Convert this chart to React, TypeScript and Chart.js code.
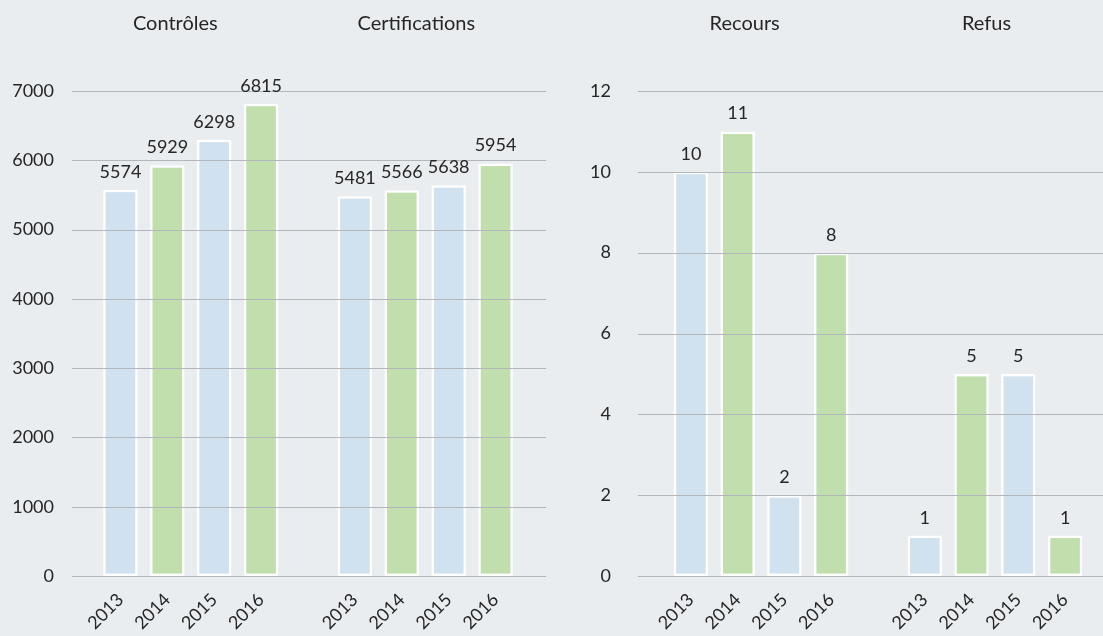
import React, { useEffect, useRef } from 'react';
import { Chart, registerables } from 'chart.js';

Chart.register(...registerables);

// ---- data ----
const YEARS = ['2013', '2014', '2015', '2016'];
const LEFT_GROUPS = ['Contrôles', 'Certifications'];
const CONTROLES = [5574, 5929, 6298, 6815];
const CERTIFICATIONS = [5481, 5566, 5638, 5954];
const RIGHT_GROUPS = ['Recours', 'Refus'];
const RECOURS = [10, 11, 2, 8];
const REFUS = [1, 5, 5, 1];
const LEFT_Y_MAX = 7000;
const LEFT_Y_STEP = 1000;
const RIGHT_Y_MAX = 12;
const RIGHT_Y_STEP = 2;

// ---- style ----
const W = 1103;
const H = 636;
const BG = '#e9edf0';
const BLUE = '#d0e1f0';
const GREEN = '#c0dfad';
const TEXT = '#262626';
const GRID = '#b3b7bb';
const FONT = 'Lato, "Open Sans", sans-serif';
const FS = 18;
const TITLE_FS = 20;

type PanelLayout = {
  yWidth: number;
  yPad: number;
  padRight: number;
  gridFrom: number;
  gridTo: number;
  titleOffsets: number[];
};

const LEFT_LAYOUT: PanelLayout = { yWidth: 97, yPad: 43, padRight: 584, gridFrom: 72, gridTo: 546, titleOffsets: [1.17, 1.31] };
const RIGHT_LAYOUT: PanelLayout = { yWidth: 667.5, yPad: 56.5, padRight: 14.5, gridFrom: 638, gridTo: 1103, titleOffsets: [1.15, 1.32] };

function makeChart(canvas: HTMLCanvasElement, groups: string[], a: number[], b: number[], yMax: number, yStep: number, L: PanelLayout) {
  const labels = [...YEARS, '', ...YEARS];
  const values: (number | null)[] = [...a, null, ...b];
  const colors = labels.map((l) => (l === '' ? 'rgba(0,0,0,0)' : YEARS.indexOf(l) % 2 === 0 ? BLUE : GREEN));

  const overlay = {
    id: 'overlay',
    afterDatasetsDraw(chart: any) {
      const ctx = chart.ctx;
      const y = chart.scales.y;
      ctx.save();
      ctx.strokeStyle = GRID;
      ctx.lineWidth = 1;
      y.ticks.forEach((t: any) => {
        const py = Math.round(y.getPixelForValue(t.value)) + 0.5;
        ctx.beginPath();
        ctx.moveTo(L.gridFrom, py);
        ctx.lineTo(L.gridTo, py);
        ctx.stroke();
      });
      ctx.fillStyle = TEXT;
      ctx.font = `${FS}px ${FONT}`;
      ctx.textAlign = 'center';
      ctx.textBaseline = 'alphabetic';
      const meta = chart.getDatasetMeta(0);
      meta.data.forEach((el: any, i: number) => {
        const v = values[i];
        if (v == null) return;
        ctx.fillText(String(v), el.x, el.y - 12);
      });
      const xs = chart.scales.x;
      ctx.font = `${TITLE_FS}px ${FONT}`;
      groups.forEach((g, gi) => {
        const px = xs.getPixelForValue(gi * (YEARS.length + 1) + L.titleOffsets[gi]);
        ctx.fillText(g, px, 30);
      });
      ctx.restore();
    },
  };

  return new Chart(canvas, {
    type: 'bar',
    data: {
      labels,
      datasets: [
        {
          data: values,
          backgroundColor: colors,
          borderColor: labels.map((l) => (l === '' ? 'rgba(0,0,0,0)' : '#ffffff')),
          borderWidth: 2.5,
          borderSkipped: false,
          barPercentage: 0.736,
          categoryPercentage: 1,
        },
      ],
    },
    options: {
      animation: false,
      responsive: false,
      devicePixelRatio: 1,
      events: [],
      layout: { padding: { left: 0, right: L.padRight, top: 91, bottom: 0 } },
      plugins: { legend: { display: false }, tooltip: { enabled: false }, title: { display: false } },
      scales: {
        x: {
          grid: { display: false, drawTicks: false },
          border: { display: false },
          ticks: {
            autoSkip: false,
            maxRotation: 45,
            minRotation: 45,
            color: TEXT,
            font: { family: FONT, size: FS },
            padding: 13,
          },
          afterFit: (s: any) => {
            s.height = 60;
          },
        },
        y: {
          min: 0,
          max: yMax,
          grid: { display: false, drawTicks: false },
          border: { display: false },
          ticks: {
            stepSize: yStep,
            color: TEXT,
            font: { family: FONT, size: FS },
            padding: L.yPad,
            callback: (v: any) => String(v),
          },
          afterFit: (s: any) => {
            s.width = L.yWidth;
            s.paddingTop = 0;
            s.paddingBottom = 0;
          },
        },
      },
    },
    plugins: [overlay],
  });
}

export default function App() {
  const leftRef = useRef<HTMLCanvasElement>(null);
  const rightRef = useRef<HTMLCanvasElement>(null);

  useEffect(() => {
    document.body.style.margin = '0';
    document.body.style.background = BG;
    const c1 = makeChart(leftRef.current!, LEFT_GROUPS, CONTROLES, CERTIFICATIONS, LEFT_Y_MAX, LEFT_Y_STEP, LEFT_LAYOUT);
    const c2 = makeChart(rightRef.current!, RIGHT_GROUPS, RECOURS, REFUS, RIGHT_Y_MAX, RIGHT_Y_STEP, RIGHT_LAYOUT);
    return () => {
      c1.destroy();
      c2.destroy();
    };
  }, []);

  const cs: React.CSSProperties = { position: 'absolute', left: 0, top: 0, width: W, height: H };
  return (
    <div style={{ position: 'relative', width: W, height: H, background: BG, overflow: 'hidden' }}>
      <canvas ref={leftRef} width={W} height={H} style={cs} />
      <canvas ref={rightRef} width={W} height={H} style={cs} />
    </div>
  );
}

*Written problem*
Write out the whole listing exactly, and drop the pictures.

*Final result*
Convert this chart to React, TypeScript and Chart.js code.
import React, { useEffect, useRef } from 'react';
import { Chart, registerables } from 'chart.js';

Chart.register(...registerables);

// ---- data ----
const YEARS = ['2013', '2014', '2015', '2016'];
const LEFT_GROUPS = ['Contrôles', 'Certifications'];
const CONTROLES = [5574, 5929, 6298, 6815];
const CERTIFICATIONS = [5481, 5566, 5638, 5954];
const RIGHT_GROUPS = ['Recours', 'Refus'];
const RECOURS = [10, 11, 2, 8];
const REFUS = [1, 5, 5, 1];
const LEFT_Y_MAX = 7000;
const LEFT_Y_STEP = 1000;
const RIGHT_Y_MAX = 12;
const RIGHT_Y_STEP = 2;

// ---- style ----
const W = 1103;
const H = 636;
const BG = '#e9edf0';
const BLUE = '#d0e1f0';
const GREEN = '#c0dfad';
const TEXT = '#262626';
const GRID = '#b3b7bb';
const FONT = 'Lato, "Open Sans", sans-serif';
const FS = 18;
const TITLE_FS = 20;

type PanelLayout = {
  yWidth: number;
  yPad: number;
  padRight: number;
  gridFrom: number;
  gridTo: number;
  titleOffsets: number[];
};

const LEFT_LAYOUT: PanelLayout = { yWidth: 97, yPad: 43, padRight: 584, gridFrom: 72, gridTo: 546, titleOffsets: [1.17, 1.31] };
const RIGHT_LAYOUT: PanelLayout = { yWidth: 667.5, yPad: 56.5, padRight: 14.5, gridFrom: 638, gridTo: 1103, titleOffsets: [1.15, 1.32] };

function makeChart(canvas: HTMLCanvasElement, groups: string[], a: number[], b: number[], yMax: number, yStep: number, L: PanelLayout) {
  const labels = [...YEARS, '', ...YEARS];
  const values: (number | null)[] = [...a, null, ...b];
  const colors = labels.map((l) => (l === '' ? 'rgba(0,0,0,0)' : YEARS.indexOf(l) % 2 === 0 ? BLUE : GREEN));

  const overlay = {
    id: 'overlay',
    afterDatasetsDraw(chart: any) {
      const ctx = chart.ctx;
      const y = chart.scales.y;
      ctx.save();
      ctx.strokeStyle = GRID;
      ctx.lineWidth = 1;
      y.ticks.forEach((t: any) => {
        const py = Math.round(y.getPixelForValue(t.value)) + 0.5;
        ctx.beginPath();
        ctx.moveTo(L.gridFrom, py);
        ctx.lineTo(L.gridTo, py);
        ctx.stroke();
      });
      ctx.fillStyle = TEXT;
      ctx.font = `${FS}px ${FONT}`;
      ctx.textAlign = 'center';
      ctx.textBaseline = 'alphabetic';
      const meta = chart.getDatasetMeta(0);
      meta.data.forEach((el: any, i: number) => {
        const v = values[i];
        if (v == null) return;
        ctx.fillText(String(v), el.x, el.y - 12);
      });
      const xs = chart.scales.x;
      ctx.font = `${TITLE_FS}px ${FONT}`;
      groups.forEach((g, gi) => {
        const px = xs.getPixelForValue(gi * (YEARS.length + 1) + L.titleOffsets[gi]);
        ctx.fillText(g, px, 30);
      });
      ctx.restore();
    },
  };

  return new Chart(canvas, {
    type: 'bar',
    data: {
      labels,
      datasets: [
        {
          data: values,
          backgroundColor: colors,
          borderColor: labels.map((l) => (l === '' ? 'rgba(0,0,0,0)' : '#ffffff')),
          borderWidth: 2.5,
          borderSkipped: false,
          barPercentage: 0.736,
          categoryPercentage: 1,
        },
      ],
    },
    options: {
      animation: false,
      responsive: false,
      devicePixelRatio: 1,
      events: [],
      layout: { padding: { left: 0, right: L.padRight, top: 91, bottom: 0 } },
      plugins: { legend: { display: false }, tooltip: { enabled: false }, title: { display: false } },
      scales: {
        x: {
          grid: { display: false, drawTicks: false },
          border: { display: false },
          ticks: {
            autoSkip: false,
            maxRotation: 45,
            minRotation: 45,
            color: TEXT,
            font: { family: FONT, size: FS },
            padding: 13,
          },
          afterFit: (s: any) => {
            s.height = 60;
          },
        },
        y: {
          min: 0,
          max: yMax,
          grid: { display: false, drawTicks: false },
          border: { display: false },
          ticks: {
            stepSize: yStep,
            color: TEXT,
            font: { family: FONT, size: FS },
            padding: L.yPad,
            callback: (v: any) => String(v),
          },
          afterFit: (s: any) => {
            s.width = L.yWidth;
            s.paddingTop = 0;
            s.paddingBottom = 0;
          },
        },
      },
    },
    plugins: [overlay],
  });
}

export default function App() {
  const leftRef = useRef<HTMLCanvasElement>(null);
  const rightRef = useRef<HTMLCanvasElement>(null);

  useEffect(() => {
    document.body.style.margin = '0';
    document.body.style.background = BG;
    const c1 = makeChart(leftRef.current!, LEFT_GROUPS, CONTROLES, CERTIFICATIONS, LEFT_Y_MAX, LEFT_Y_STEP, LEFT_LAYOUT);
    const c2 = makeChart(rightRef.current!, RIGHT_GROUPS, RECOURS, REFUS, RIGHT_Y_MAX, RIGHT_Y_STEP, RIGHT_LAYOUT);
    return () => {
      c1.destroy();
      c2.destroy();
    };
  }, []);

  const cs: React.CSSProperties = { position: 'absolute', left: 0, top: 0, width: W, height: H };
  return (
    <div style={{ position: 'relative', width: W, height: H, background: BG, overflow: 'hidden' }}>
      <canvas ref={leftRef} width={W} height={H} style={cs} />
      <canvas ref={rightRef} width={W} height={H} style={cs} />
    </div>
  );
}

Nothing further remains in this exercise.